■ Written problem
Your task is to transcribe all of the data below exactly, omitting the images.

-------- Exercise material --------

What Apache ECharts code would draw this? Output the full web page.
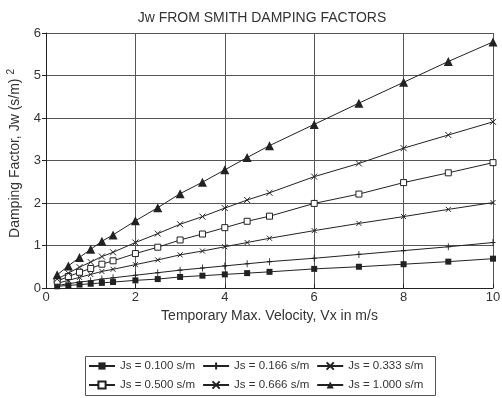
<!DOCTYPE html>
<html><head><meta charset="utf-8">
<script src="https://cdn.jsdelivr.net/npm/echarts@6/dist/echarts.min.js"></script>
<style>html,body{margin:0;padding:0;background:#fff}#c{width:502px;height:398px}</style>
</head><body><div id="c"></div>
<script>
const velocity = [0.25,0.5,0.75,1,1.25,1.5,2,2.5,3,3.5,4,4.5,5,6,7,8,9,10];
const js0100 = [0.04,0.06,0.08,0.10,0.12,0.14,0.18,0.21,0.26,0.29,0.32,0.35,0.38,0.45,0.50,0.56,0.62,0.69];
const js0166 = [0.06,0.10,0.14,0.17,0.21,0.24,0.30,0.36,0.42,0.47,0.52,0.57,0.62,0.70,0.79,0.88,0.97,1.07];
const js0333 = [0.11,0.18,0.25,0.32,0.39,0.44,0.55,0.66,0.78,0.87,0.97,1.07,1.17,1.35,1.52,1.68,1.85,2.01];
const js0500 = [0.16,0.27,0.37,0.46,0.56,0.64,0.81,0.96,1.13,1.27,1.42,1.57,1.69,1.99,2.21,2.48,2.71,2.95];
const js0666 = [0.21,0.35,0.49,0.61,0.74,0.84,1.07,1.28,1.50,1.68,1.88,2.07,2.24,2.62,2.93,3.29,3.60,3.91];
const js1000 = [0.31,0.52,0.72,0.91,1.10,1.25,1.58,1.89,2.22,2.49,2.78,3.07,3.35,3.85,4.35,4.84,5.33,5.79];
const seriesNames = ['Js = 0.100 s/m','Js = 0.166 s/m','Js = 0.333 s/m','Js = 0.500 s/m','Js = 0.666 s/m','Js = 1.000 s/m'];
const seriesValues = [js0100, js0166, js0333, js0500, js0666, js1000];
const chartTitle = 'Jw FROM SMITH DAMPING FACTORS';
const xName = 'Temporary Max. Velocity, Vx in m/s';
const yName = 'Damping Factor, Jw (s/m) {sup|2}';

const ink = '#222';
const font = 'Liberation Sans, Arial, sans-serif';
const styles = [
  {symbol:'rect', symbolSize:6, itemStyle:{color:ink, borderColor:ink, borderWidth:0}},
  {symbol:'path://M0,5 L10,5 M5,0 L5,10', symbolSize:[5,7], itemStyle:{color:ink, borderColor:ink, borderWidth:1}},
  {symbol:'path://M0,0 L10,10 M10,0 L0,10', symbolSize:5, itemStyle:{color:ink, borderColor:ink, borderWidth:1}},
  {symbol:'rect', symbolSize:6, itemStyle:{color:'#fff', borderColor:ink, borderWidth:1}},
  {symbol:'path://M0,0 L10,10 M10,0 L0,10', symbolSize:6, itemStyle:{color:ink, borderColor:ink, borderWidth:1}},
  {symbol:'triangle', symbolSize:9, itemStyle:{color:ink, borderColor:ink, borderWidth:0}}
];

const chart = echarts.init(document.getElementById('c'), null, {renderer:'canvas'});
chart.setOption({
  animation:false,
  backgroundColor:'#fff',
  title:{text:chartTitle, left:257, textAlign:'center', top:6, textStyle:{fontFamily:font, fontSize:14, fontWeight:'normal', color:'#333'}},
  grid:{left:46, right:9, top:33, bottom:110, outerBoundsMode:'none', containLabel:false},
  legend:{
    left:86, top:358, width:345, itemGap:7, itemWidth:26, itemHeight:9, padding:[2,2],
    data:seriesNames,
    textStyle:{fontFamily:font, fontSize:11.5, color:'#333', lineHeight:9}
  },
  graphic:[{type:'rect', shape:{x:85.5, y:356.5, width:350, height:39}, style:{fill:'none', stroke:'#555', lineWidth:1}}],
  xAxis:{
    type:'value', min:0, max:10, interval:2,
    name:xName, nameLocation:'middle', nameGap:19,
    nameTextStyle:{fontFamily:font, fontSize:14, color:'#333'},
    axisLine:{lineStyle:{color:ink, width:1}},
    axisTick:{show:true, inside:true, length:4, lineStyle:{color:ink}},
    axisLabel:{fontFamily:font, fontSize:13, color:'#333', margin:3},
    splitLine:{show:true, lineStyle:{color:'#555', width:1}}
  },
  yAxis:{
    type:'value', min:0, max:6, interval:1,
    name:yName, nameLocation:'middle', nameGap:22, nameRotate:90,
    nameTextStyle:{fontFamily:font, fontSize:14, color:'#333', padding:[0,0,0,14],
      rich:{sup:{fontFamily:font, fontSize:10, color:'#333', padding:[0,0,8,0]}}},
    axisLine:{show:true, lineStyle:{color:ink, width:1}},
    axisTick:{show:true, length:4, lineStyle:{color:ink}},
    axisLabel:{fontFamily:font, fontSize:13, color:'#333', margin:5},
    splitLine:{show:true, lineStyle:{color:'#555', width:1}}
  },
  series: seriesNames.map((n,i)=>Object.assign({
    name:n, type:'line',
    data: velocity.map((v,j)=>[v, seriesValues[i][j]]),
    showSymbol:true, color:ink,
    lineStyle:{color:ink, width:1}
  }, styles[i]))
});
</script></body></html>
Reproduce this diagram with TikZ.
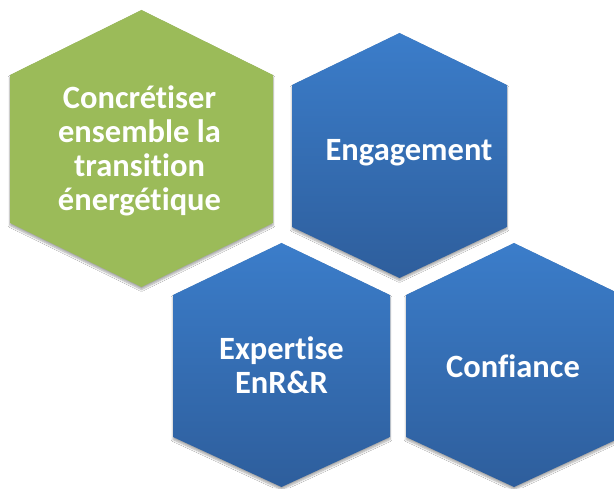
\documentclass[tikz,border=0pt]{standalone}
\usepackage{fontspec}
\setmainfont{Carlito}[Ligatures=NoCommon]
\usetikzlibrary{shadows.blur}
\definecolor{hexgreen}{HTML}{9BBB59}
\definecolor{bluetop}{HTML}{3B7DCA}
\definecolor{bluebot}{HTML}{2E5E9C}
\tikzset{
  hexbase/.style={blur shadow={shadow xshift=0pt, shadow yshift=-2.5pt, shadow blur steps=6, shadow opacity=35}},
  greenhex/.style={hexbase, fill=hexgreen},
  bluehex/.style={hexbase, top color=bluetop, bottom color=bluebot},
  label/.style={text=white, font=\fontsize{32.5}{34}\selectfont\bfseries, align=center, inner sep=0pt}
}
% hexagon: cx, L, R, top, upper shoulder, lower shoulder, bottom (pixel coords, y down)
\newcommand{\hexpath}[7]{(#2,488-#5) -- (#1,488-#4) -- (#3,488-#5) -- (#3,488-#6) -- (#1,488-#7) -- (#2,488-#6) -- cycle}
\begin{document}
\begin{tikzpicture}[x=1pt,y=1pt]
\useasboundingbox (0,0) rectangle (614,488);
\clip (0,0) rectangle (614,488);
\fill[white] (0,0) rectangle (614,488);
\path[greenhex] \hexpath{141.5}{10}{273}{10}{75}{223}{287};
\path[bluehex] \hexpath{399.5}{292}{507}{33}{85}{227}{278};
\path[bluehex] \hexpath{281.5}{173}{390}{243}{295}{437}{487};
\path[bluehex] \hexpath{514}{406}{622}{243}{295}{437}{487};
\node[label] (green) at (139.5,488-151) {Concrétiser\\ensemble la\\transition\\énergétique};
\node[label] (eng) at (409,488-153) {Engagement};
\node[label] (exp) at (281.5,488-365) {Expertise\\EnR\&R};
\node[label] (conf) at (513,488-366) {Confiance};
\end{tikzpicture}
\end{document}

--------

■ Full output
What Apache ECharts code would draw this? Output the full web page.
<!DOCTYPE html>
<html><head><meta charset="utf-8">
<script src="https://cdn.jsdelivr.net/npm/echarts@6/dist/echarts.min.js"></script>
<style>html,body{margin:0;padding:0;background:#fff}#c{width:502px;height:398px}</style>
</head><body><div id="c"></div>
<script>
const velocity = [0.25,0.5,0.75,1,1.25,1.5,2,2.5,3,3.5,4,4.5,5,6,7,8,9,10];
const js0100 = [0.04,0.06,0.08,0.10,0.12,0.14,0.18,0.21,0.26,0.29,0.32,0.35,0.38,0.45,0.50,0.56,0.62,0.69];
const js0166 = [0.06,0.10,0.14,0.17,0.21,0.24,0.30,0.36,0.42,0.47,0.52,0.57,0.62,0.70,0.79,0.88,0.97,1.07];
const js0333 = [0.11,0.18,0.25,0.32,0.39,0.44,0.55,0.66,0.78,0.87,0.97,1.07,1.17,1.35,1.52,1.68,1.85,2.01];
const js0500 = [0.16,0.27,0.37,0.46,0.56,0.64,0.81,0.96,1.13,1.27,1.42,1.57,1.69,1.99,2.21,2.48,2.71,2.95];
const js0666 = [0.21,0.35,0.49,0.61,0.74,0.84,1.07,1.28,1.50,1.68,1.88,2.07,2.24,2.62,2.93,3.29,3.60,3.91];
const js1000 = [0.31,0.52,0.72,0.91,1.10,1.25,1.58,1.89,2.22,2.49,2.78,3.07,3.35,3.85,4.35,4.84,5.33,5.79];
const seriesNames = ['Js = 0.100 s/m','Js = 0.166 s/m','Js = 0.333 s/m','Js = 0.500 s/m','Js = 0.666 s/m','Js = 1.000 s/m'];
const seriesValues = [js0100, js0166, js0333, js0500, js0666, js1000];
const chartTitle = 'Jw FROM SMITH DAMPING FACTORS';
const xName = 'Temporary Max. Velocity, Vx in m/s';
const yName = 'Damping Factor, Jw (s/m) {sup|2}';

const ink = '#222';
const font = 'Liberation Sans, Arial, sans-serif';
const styles = [
  {symbol:'rect', symbolSize:6, itemStyle:{color:ink, borderColor:ink, borderWidth:0}},
  {symbol:'path://M0,5 L10,5 M5,0 L5,10', symbolSize:[5,7], itemStyle:{color:ink, borderColor:ink, borderWidth:1}},
  {symbol:'path://M0,0 L10,10 M10,0 L0,10', symbolSize:5, itemStyle:{color:ink, borderColor:ink, borderWidth:1}},
  {symbol:'rect', symbolSize:6, itemStyle:{color:'#fff', borderColor:ink, borderWidth:1}},
  {symbol:'path://M0,0 L10,10 M10,0 L0,10', symbolSize:6, itemStyle:{color:ink, borderColor:ink, borderWidth:1}},
  {symbol:'triangle', symbolSize:9, itemStyle:{color:ink, borderColor:ink, borderWidth:0}}
];

const chart = echarts.init(document.getElementById('c'), null, {renderer:'canvas'});
chart.setOption({
  animation:false,
  backgroundColor:'#fff',
  title:{text:chartTitle, left:257, textAlign:'center', top:6, textStyle:{fontFamily:font, fontSize:14, fontWeight:'normal', color:'#333'}},
  grid:{left:46, right:9, top:33, bottom:110, outerBoundsMode:'none', containLabel:false},
  legend:{
    left:86, top:358, width:345, itemGap:7, itemWidth:26, itemHeight:9, padding:[2,2],
    data:seriesNames,
    textStyle:{fontFamily:font, fontSize:11.5, color:'#333', lineHeight:9}
  },
  graphic:[{type:'rect', shape:{x:85.5, y:356.5, width:350, height:39}, style:{fill:'none', stroke:'#555', lineWidth:1}}],
  xAxis:{
    type:'value', min:0, max:10, interval:2,
    name:xName, nameLocation:'middle', nameGap:19,
    nameTextStyle:{fontFamily:font, fontSize:14, color:'#333'},
    axisLine:{lineStyle:{color:ink, width:1}},
    axisTick:{show:true, inside:true, length:4, lineStyle:{color:ink}},
    axisLabel:{fontFamily:font, fontSize:13, color:'#333', margin:3},
    splitLine:{show:true, lineStyle:{color:'#555', width:1}}
  },
  yAxis:{
    type:'value', min:0, max:6, interval:1,
    name:yName, nameLocation:'middle', nameGap:22, nameRotate:90,
    nameTextStyle:{fontFamily:font, fontSize:14, color:'#333', padding:[0,0,0,14],
      rich:{sup:{fontFamily:font, fontSize:10, color:'#333', padding:[0,0,8,0]}}},
    axisLine:{show:true, lineStyle:{color:ink, width:1}},
    axisTick:{show:true, length:4, lineStyle:{color:ink}},
    axisLabel:{fontFamily:font, fontSize:13, color:'#333', margin:5},
    splitLine:{show:true, lineStyle:{color:'#555', width:1}}
  },
  series: seriesNames.map((n,i)=>Object.assign({
    name:n, type:'line',
    data: velocity.map((v,j)=>[v, seriesValues[i][j]]),
    showSymbol:true, color:ink,
    lineStyle:{color:ink, width:1}
  }, styles[i]))
});
</script></body></html>
Reproduce this diagram with TikZ.
\documentclass[tikz,border=0pt]{standalone}
\usepackage{fontspec}
\setmainfont{Carlito}[Ligatures=NoCommon]
\usetikzlibrary{shadows.blur}
\definecolor{hexgreen}{HTML}{9BBB59}
\definecolor{bluetop}{HTML}{3B7DCA}
\definecolor{bluebot}{HTML}{2E5E9C}
\tikzset{
  hexbase/.style={blur shadow={shadow xshift=0pt, shadow yshift=-2.5pt, shadow blur steps=6, shadow opacity=35}},
  greenhex/.style={hexbase, fill=hexgreen},
  bluehex/.style={hexbase, top color=bluetop, bottom color=bluebot},
  label/.style={text=white, font=\fontsize{32.5}{34}\selectfont\bfseries, align=center, inner sep=0pt}
}
% hexagon: cx, L, R, top, upper shoulder, lower shoulder, bottom (pixel coords, y down)
\newcommand{\hexpath}[7]{(#2,488-#5) -- (#1,488-#4) -- (#3,488-#5) -- (#3,488-#6) -- (#1,488-#7) -- (#2,488-#6) -- cycle}
\begin{document}
\begin{tikzpicture}[x=1pt,y=1pt]
\useasboundingbox (0,0) rectangle (614,488);
\clip (0,0) rectangle (614,488);
\fill[white] (0,0) rectangle (614,488);
\path[greenhex] \hexpath{141.5}{10}{273}{10}{75}{223}{287};
\path[bluehex] \hexpath{399.5}{292}{507}{33}{85}{227}{278};
\path[bluehex] \hexpath{281.5}{173}{390}{243}{295}{437}{487};
\path[bluehex] \hexpath{514}{406}{622}{243}{295}{437}{487};
\node[label] (green) at (139.5,488-151) {Concrétiser\\ensemble la\\transition\\énergétique};
\node[label] (eng) at (409,488-153) {Engagement};
\node[label] (exp) at (281.5,488-365) {Expertise\\EnR\&R};
\node[label] (conf) at (513,488-366) {Confiance};
\end{tikzpicture}
\end{document}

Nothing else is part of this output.